Groom yourself and dress nicely.
Put extra effort into your appearance for a quick confidence boost. Just the act of spending a little time on your appearance can give you a bit of a confidence boost. Looking at yourself in the mirror and actually being proud of what you see will really build up your self-confidence in a good way. Stand tall and smile at yourself in the mirror and tell yourself you look great. Listen to confidence-building music while you're getting ready to enhance the whole moment and make your boost even stronger.
Smile broadly and project happiness.
Look happy to see the world around you. Just moving the muscles of your face into a smile helps your brain process the world around you in a more positive way. So by pretending to be happy and comfortable, you can actually help make yourself more happy and comfortable. Smiling also projects confidence to those around you. When you smile, you seem more open and welcoming. You'll seem like you belong and are comfortable being there.
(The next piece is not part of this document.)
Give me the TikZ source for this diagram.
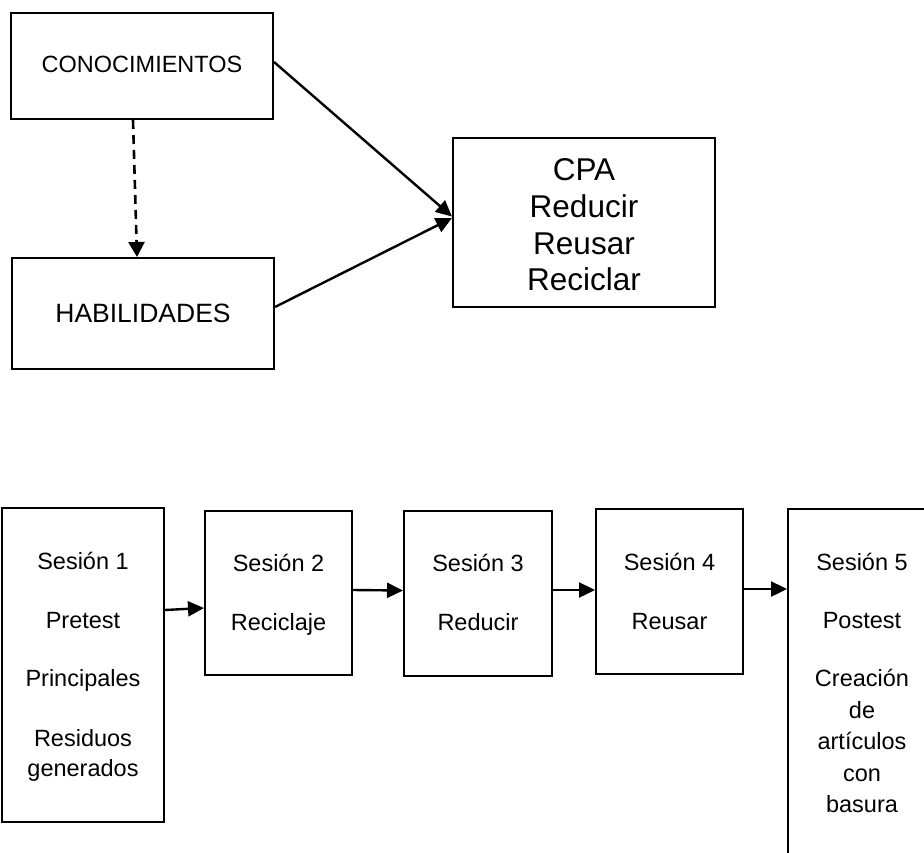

Sit or stand with good posture.
Straighten your back and open your shoulders for a quick boost. When you sit or stand with confidence, people around you believe you're confident (even if you're really not). This might seem a little like "fake it until you make it," but it really works. When you stand tall and proud with your chest out, you take up more space and feel more confident about yourself. In contrast, if you're slouching or hunched over, you might give people the impression that you're not interested in what's going on or don't want to be there.
Get up and move around.
Try some short, light exercise or an activity to get your blood pumping. A little physical activity stimulates your body to produce some feel-good hormones that will really lift your mood. Beyond that, it helps release nervous jitters and can make you feel a lot more confident in yourself. For example, you might do some quick jumping jacks or push-ups before you have to give a presentation that you're nervous about. A short, brisk walk can also help you clear your mind and feel more confident about whatever situation you're about to face.
Talk to a friend, family member, or coworker.
Ask someone you're close to for a pep talk. Sometimes it's hard to admit that you're nervous or afraid about something, but your friends and family are always there to help. Let them know what's got you down and ask if they'd be willing to say something to boost your confidence a bit and help you feel better about it. For example, you might say, "Hey, I've got this date coming up. I really like this person and I'm feeling pretty nervous about it. Could you tell me some things you like about me to pep me up a little?"